The Court: I have done as Justice Ryan Bell instructed me to do that you are the client and I am to assess the account.
Mr. Adsett: As a whole?
The Court: And that’s what I have done.
[36] The court hearing the motion appealing a certificate of assessment should not retry the matter or interfere with the result unless the reasons demonstrate some error in principle or unless there has been some absence or excess of jurisdiction or some patent misapprehension of the evidence: Calin A. Lawrynowicz Barristers & Solicitors, at para. 94. There was no error in principle by the assessment officer, nor did she act beyond her jurisdiction. She acted under the order for assessment. Mr. Adsett’s objection appears to rest with my order of August 2, 2018, an order that he elected not to appeal.

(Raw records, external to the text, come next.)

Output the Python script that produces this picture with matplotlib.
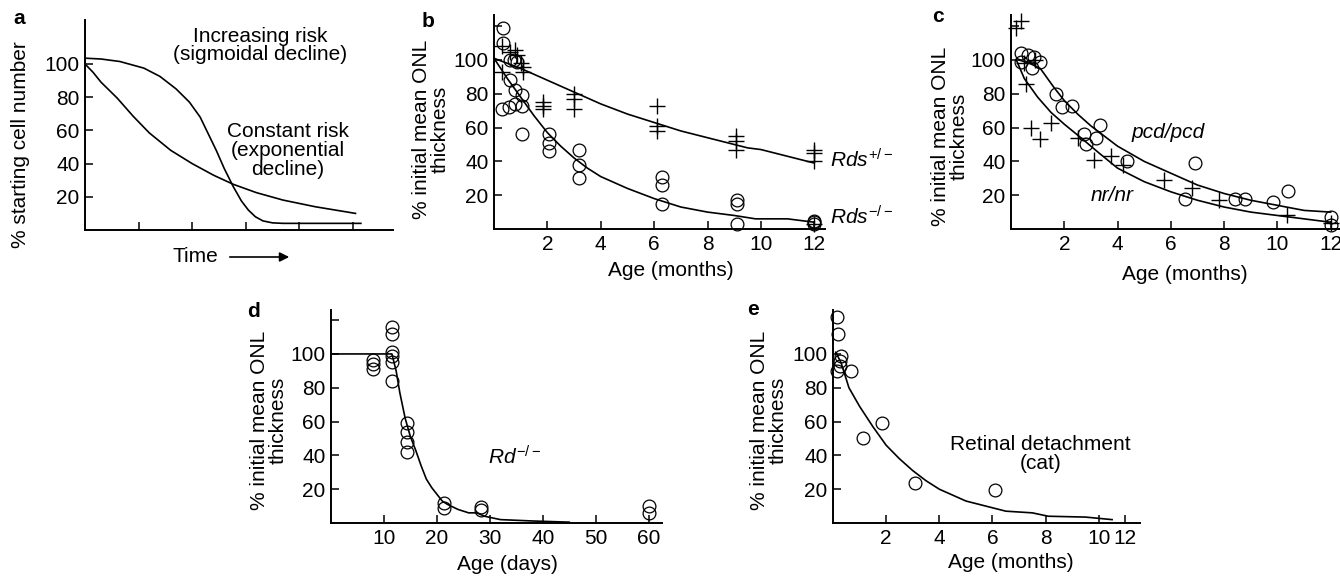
import numpy as np
import matplotlib
matplotlib.use("Agg")
import matplotlib.pyplot as plt

plt.rcParams['font.family'] = ['Liberation Sans', 'DejaVu Sans']
plt.rcParams['mathtext.fontset'] = 'custom'
plt.rcParams['mathtext.rm'] = 'Liberation Sans'
plt.rcParams['mathtext.it'] = 'Liberation Sans:italic'
plt.rcParams['font.size'] = 15

# panel a: schematic curves (time in arbitrary tick units)
a_exp_x = [0, 0.15, 0.3, 0.6, 0.9, 1.2, 1.6, 2.0, 2.4, 2.77, 3.2, 3.7, 4.3, 5.05]
a_exp_y = [100, 95, 89, 79.5, 68.5, 58.5, 48, 40, 33, 27.5, 22.5, 18, 14, 10]
a_sig_x = [0, 0.3, 0.65, 1.1, 1.4, 1.7, 1.95, 2.15, 2.3, 2.45, 2.6, 2.77, 2.92, 3.05, 3.18, 3.32, 3.5, 3.7, 5.15]
a_sig_y = [103.5, 103, 101.5, 97.5, 92.5, 85, 77, 68, 58, 48, 37, 26, 17.5, 12, 8, 5.5, 4.3, 4, 4]

# panel b: Rds+/- (crosses) and Rds-/- (circles)
b_pm_x = [0.3, 0.3, 0.6, 0.8, 0.85, 1.0, 1.1, 1.1, 1.85, 1.85, 1.85, 3.0, 3.0, 3.0, 6.1, 6.1, 6.1, 9.05, 9.05, 9.05, 12, 12, 12, 12]
b_pm_y = [108, 93, 105, 106, 103, 98, 96, 93, 75, 73, 71, 80, 77, 71, 73, 61, 58, 55, 52, 47, 47, 45, 40, 3]
b_mm_x = [0.35, 0.35, 0.6, 0.75, 0.85, 0.6, 0.8, 1.05, 0.3, 0.55, 0.8, 1.05, 1.05, 2.05, 2.05, 2.05, 3.2, 3.2, 3.2, 6.3, 6.3, 6.3, 9.1, 9.1, 9.1, 12, 12, 12]
b_mm_y = [119, 110, 100, 100, 99, 88, 82, 79, 71, 72, 74, 73, 56, 56, 51, 46, 47, 38, 30, 31, 26, 15, 17, 15, 3, 5, 4, 3]
b_pm_line_x = [0, 0.5, 1, 2, 3, 4, 5, 6, 7, 8, 9, 9.5, 10, 11, 12]
b_pm_line_y = [101, 98, 95, 88, 81, 74, 68, 63, 58, 54, 50, 48, 47, 43, 39]
b_mm_line_x = [0, 0.5, 1, 1.5, 2, 2.5, 3, 3.5, 4, 5, 6, 7, 8, 9, 9.8, 11, 12]
b_mm_line_y = [101, 89, 78, 67, 57, 49, 42, 36, 31, 24, 18, 13, 10, 8, 6, 6, 4]

# panel c: nr/nr (crosses) and pcd/pcd (circles)
c_nr_x = [0.37, 0.2, 0.5, 0.9, 0.55, 0.75, 1.1, 1.5, 2.5, 3.1, 3.75, 4.2, 5.75, 6.8, 7.8, 10.35, 12]
c_nr_y = [123, 119, 98, 100, 86, 60, 53, 63, 54, 41, 43, 38, 29, 24, 17, 8, 3.5]
c_pcd_x = [0.37, 0.37, 0.65, 0.85, 0.8, 1.1, 1.7, 1.9, 2.3, 2.75, 2.8, 3.2, 3.35, 4.35, 6.9, 6.55, 8.4, 8.8, 9.85, 10.4, 12, 12]
c_pcd_y = [104, 99, 103, 102, 95, 99, 80, 72, 73, 56, 50, 54, 61.5, 40, 39, 17.5, 17.5, 17.5, 16, 22.5, 7, 2.4]
c_pcd_line_x = [0.3, 0.7, 1.1, 1.6, 2, 2.5, 3, 4, 5, 6, 7, 8, 9, 10, 11, 12]
c_pcd_line_y = [100, 98, 95, 84, 76, 68, 61, 49, 40, 33, 26, 21, 17, 14, 11, 10]
c_nr_line_x = [0.2, 0.5, 1, 1.5, 2, 2.7, 3.3, 4, 5, 6, 7, 8, 9, 10, 11, 12]
c_nr_line_y = [100, 89, 78, 69, 62, 53, 45, 36, 28, 22, 17, 13, 10, 8, 6, 4]

# panel d: Rd-/- (days)
d_x = [7.9, 7.9, 7.9, 11.6, 11.6, 11.6, 11.6, 11.6, 11.6, 14.4, 14.4, 14.4, 14.4, 21.4, 21.4, 28.4, 28.4, 60, 60]
d_y = [96.5, 94, 91, 116, 112, 101, 99, 95, 84, 59, 54, 48, 42, 12, 9, 9.5, 7.7, 10, 6]
d_line_x = [0, 11.5, 12.3, 13, 14, 15, 16, 17, 18, 19, 20, 21, 22, 24, 26, 27.5, 29, 30.5, 32, 38, 45]
d_line_y = [100, 100, 90, 77, 62, 51, 43, 34, 26, 21, 17, 13, 11, 8, 6, 6, 4, 3, 2, 1.2, 0.5]

# panel e: retinal detachment (cat)
e_x = [0.15, 0.2, 0.3, 0.27, 0.25, 0.15, 0.67, 1.13, 1.85, 3.1, 6.1]
e_y = [122, 112, 99, 96, 93, 90, 90, 50, 59, 23.6, 19.5]
e_line_x = [0.1, 0.3, 0.6, 1, 1.5, 2, 2.5, 3, 3.5, 4, 5, 6, 6.5, 7.5, 8.1, 9.5, 10.5]
e_line_y = [101, 95, 80, 69, 57, 46, 38, 31, 25, 20, 13, 9, 7, 6, 4, 3.5, 2]

y_ticks = [20, 40, 60, 80, 100]

W, H = 1340, 576
fig = plt.figure(figsize=(W / 100, H / 100), dpi=100)


def rect(l, r, t, b):
    return [l / W, 1 - b / H, (r - l) / W, (b - t) / H]


def style(ax, top_tick=True):
    for s in ['top', 'right']:
        ax.spines[s].set_visible(False)
    for s in ['left', 'bottom']:
        ax.spines[s].set_linewidth(1.4)
    ax.tick_params(direction='in', length=6, width=1.1, labelsize=15, pad=4)
    ticks = y_ticks + [120] if top_tick else y_ticks
    ax.set_yticks(ticks)
    ax.set_yticklabels([str(t) if t <= 100 else '' for t in ticks])


def ftext(x, y, s, **kw):
    fig.text(x / W, 1 - y / H, s, **kw)


circ = dict(ls='none', marker='o', ms=9.2, mfc='none', mec='black', mew=0.9)
cross = dict(ls='none', marker='+', ms=11, mec='black', mew=1.0)
line = dict(color='black', lw=1.2)

# a
ax = fig.add_axes(rect(85, 393, 20, 230))
ax.plot(a_exp_x, a_exp_y, **line)
ax.plot(a_sig_x, a_sig_y, **line)
ax.set_xlim(0, 5.75)
ax.set_ylim(0, 126.5)
style(ax, top_tick=False)
ax.set_xticks([1, 2, 3, 4, 5])
ax.set_xticklabels([])
ax.text(3.27, 111, "Increasing risk\n(sigmoidal decline)", ha='center', va='center', linespacing=0.95)
ax.text(3.79, 48, "Constant risk\n(exponential\ndecline)", ha='center', va='center', linespacing=1.0)
ftext(21, 145, "% starting cell number", rotation=90, ha='center', va='center')
ftext(195, 257, "Time", ha='center', va='center')
fig.add_artist(matplotlib.patches.FancyArrowPatch((227 / W, 1 - 257 / H), (292 / W, 1 - 257 / H),
               transform=fig.transFigure, arrowstyle='-|>', mutation_scale=14, color='black', lw=1.2))

# b
ax = fig.add_axes(rect(494, 825, 15, 229))
ax.plot(b_pm_line_x, b_pm_line_y, **line)
ax.plot(b_mm_line_x, b_mm_line_y, **line)
ax.plot(b_mm_x, b_mm_y, clip_on=False, **circ)
ax.plot(b_pm_x, b_pm_y, clip_on=False, **cross)
ax.set_xlim(0, 12.4)
ax.set_ylim(0, 126.6)
style(ax)
ax.set_xticks([2, 4, 6, 8, 10, 12])
ax.text(12.58, 41, r'$\mathit{Rds}^{+/-}$', ha='left', va='center', fontsize=15)
ax.text(12.58, 7, r'$\mathit{Rds}^{-/-}$', ha='left', va='center', fontsize=15)
ftext(431, 129, "% initial mean ONL\nthickness", rotation=90, ha='center', va='center', linespacing=1.0)
ftext(671, 270, "Age (months)", ha='center', va='center')

# c
ax = fig.add_axes(rect(1011, 1340, 15, 229))
ax.plot(c_pcd_line_x, c_pcd_line_y, **line)
ax.plot(c_nr_line_x, c_nr_line_y, **line)
ax.plot(c_pcd_x, c_pcd_y, clip_on=False, **circ)
ax.plot(c_nr_x, c_nr_y, clip_on=False, **cross)
ax.set_xlim(0, 12.35)
ax.set_ylim(0, 126.6)
style(ax)
ax.set_xticks([2, 4, 6, 8, 10, 12])
ax.text(5.9, 57, "pcd/pcd", style='italic', ha='center', va='center')
ax.text(3.8, 20, "nr/nr", style='italic', ha='center', va='center')
ftext(950, 136, "% initial mean ONL\nthickness", rotation=90, ha='center', va='center', linespacing=1.0)
ftext(1185, 275, "Age (months)", ha='center', va='center')

# d
ax = fig.add_axes(rect(331, 662, 310, 523))
ax.plot(d_line_x, d_line_y, **line)
ax.plot(d_x, d_y, clip_on=False, **circ)
ax.set_xlim(0, 62.5)
ax.set_ylim(0, 126)
style(ax)
ax.set_xticks([10, 20, 30, 40, 50, 60])
ax.text(29.6, 39, r'$\mathit{Rd}^{-/-}$', ha='left', va='center', fontsize=15)
ftext(269, 420, "% initial mean ONL\nthickness", rotation=90, ha='center', va='center', linespacing=1.0)
ftext(507, 565, "Age (days)", ha='center', va='center')

# e
ax = fig.add_axes(rect(833, 1140, 310, 523))
ax.plot(e_line_x, e_line_y, **line)
ax.plot(e_x, e_y, clip_on=False, **circ)
ax.set_xlim(0, 11.55)
ax.set_ylim(0, 126)
style(ax, top_tick=False)
ax.set_xticks([2, 4, 6, 8, 10, 11])
ax.set_xticklabels(['2', '4', '6', '8', '10', '12'])
ax.text(7.8, 41, "Retinal detachment\n(cat)", ha='center', va='center', linespacing=1.0)
ftext(769, 420, "% initial mean ONL\nthickness", rotation=90, ha='center', va='center', linespacing=1.0)
ftext(1011, 563, "Age (months)", ha='center', va='center')

# panel letters
for lab, x, y in [('a', 13, 24), ('b', 422, 27), ('c', 932, 22), ('d', 247, 317), ('e', 747, 315)]:
    ftext(x, y, lab, fontweight='bold', fontsize=15, ha='left', va='baseline')

fig.savefig("out.png", dpi=100)
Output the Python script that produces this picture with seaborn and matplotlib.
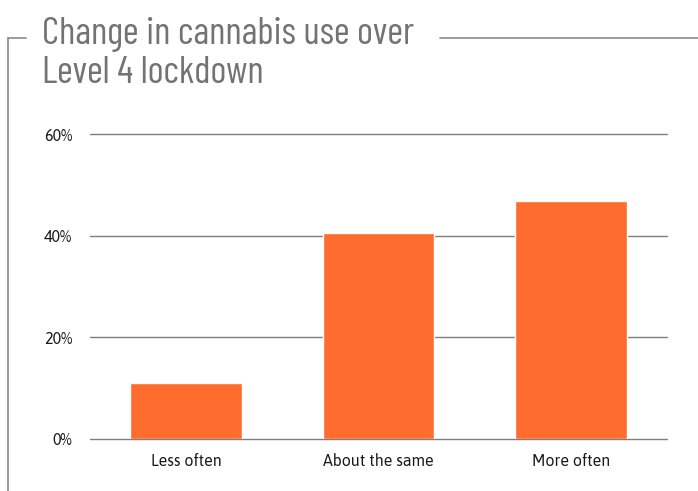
import matplotlib.pyplot as plt
import seaborn as sns
import pandas as pd
from matplotlib.lines import Line2D

categories = ["Less often", "About the same", "More often"]
shares = [11.0, 40.5, 46.8]
yticks = [0, 20, 40, 60]
ytick_labels = ["0%", "20%", "40%", "60%"]
title_lines = ["Change in cannabis use over", "Level 4 lockdown"]


def main():
    sns.set_style("white")
    plt.rcParams["font.family"] = ["Asap", "Archivo Narrow", "DejaVu Sans"]

    df = pd.DataFrame({"cat": categories, "share": shares})

    fig = plt.figure(figsize=(6.98, 4.91), dpi=100)
    ax = fig.add_axes([0.129, 0.106, 0.827, 0.621])

    sns.barplot(df, x="cat", y="share", color="#ff6d2e", saturation=1,
                width=0.58, ax=ax, zorder=3)

    ax.set_ylim(0, 60)
    ax.set_xlim(-0.5, 2.5)
    ax.set_yticks(yticks)
    ax.set_yticklabels(ytick_labels)
    ax.yaxis.grid(True, color="#7f7f7f", linewidth=1.0, zorder=0)
    for gl in ax.get_ygridlines():
        gl.set_clip_on(False)
    ax.xaxis.grid(False)
    for s in ax.spines.values():
        s.set_visible(False)
    ax.tick_params(axis="both", length=0, labelsize=11.5, colors="#1a1a1a")
    ax.tick_params(axis="y", pad=13)
    ax.tick_params(axis="x", pad=10)
    ax.set_xlabel("")
    ax.set_ylabel("")

    # frame around the title
    gc = "#8a8a8a"
    fig.add_artist(Line2D([8 / 698, 8 / 698], [0, 1 - 38 / 491], color=gc, lw=1.2))
    fig.add_artist(Line2D([8 / 698, 26 / 698], [1 - 38 / 491, 1 - 38 / 491], color=gc, lw=1.2))
    fig.add_artist(Line2D([440 / 698, 1], [1 - 38 / 491, 1 - 38 / 491], color=gc, lw=1.2))

    for line, base in zip(title_lines, [44, 83]):
        fig.text(42 / 698, 1 - base / 491, line, fontsize=27.5, color="#737373",
                 family=["Barlow Condensed", "DejaVu Sans"],
                 va="baseline", ha="left")

    fig.savefig("out.png", dpi=100)


if __name__ == "__main__":
    main()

(v) The justice of the case
[37] In my view, the justice of the case does not support an order extending the time for Mr. Adsett to pursue his motion to oppose the Certificate. As in Farzana, Mr. Adsett has “largely been reactive rather than proactive.” He has not been intent on moving the dispute forward; instead, Mr. Adsett persists in his efforts to relitigate what has already been determined: that is, his liability for the account at issue.
Should a stay be granted?
[38] Without an extension of time, Mr. Adsett will not be able to pursue his motion to oppose the Certificate. It follows that there is no basis upon which to stay the enforcement of the Certificate.
Conclusion
[39] The motion is therefore dismissed.
[40] The law firm is presumptively entitled to its costs of the motion. The law firm has provided its costs outline, which I have not yet reviewed. In the event the parties are unable to agree on costs, they may make written submissions limited to a maximum of three pages. Any additional submissions from the law firm are to be provided by August 9, 2022. Mr. Adsett’s submissions are to be provided by August 23, 2022.
Madam Justice Robyn M. Ryan Bell Date: July 26, 2022
COURT FILE NO.: CV-17-73321 DATE: 2022-07-26
ONTARIO SUPERIOR COURT OF JUSTICE
RE: MBC Law Professional Corporation, Applicant/Responding party AND Shane Adsett, Respondent/Moving party
COUNSEL: J. Alden Christian and N. Scott, for the Applicant/Responding party Victoria L. Boddy, for the Respondent/Moving party
ENDORSEMENT Justice Ryan Bell
Released: July 26, 2022
[^1]: R.R.O. 1990, Reg. 194. [^2]: 2016 ONSC 2065, at para. 91. [^3]: 2010 ONCA 78, at para. 11. [^4]: 2007 ONCA 350, at para. 16. [^5]: 2020 ONSC 1872, at para. 16. [^6]: 2016 ONSC 8071, at para. 21.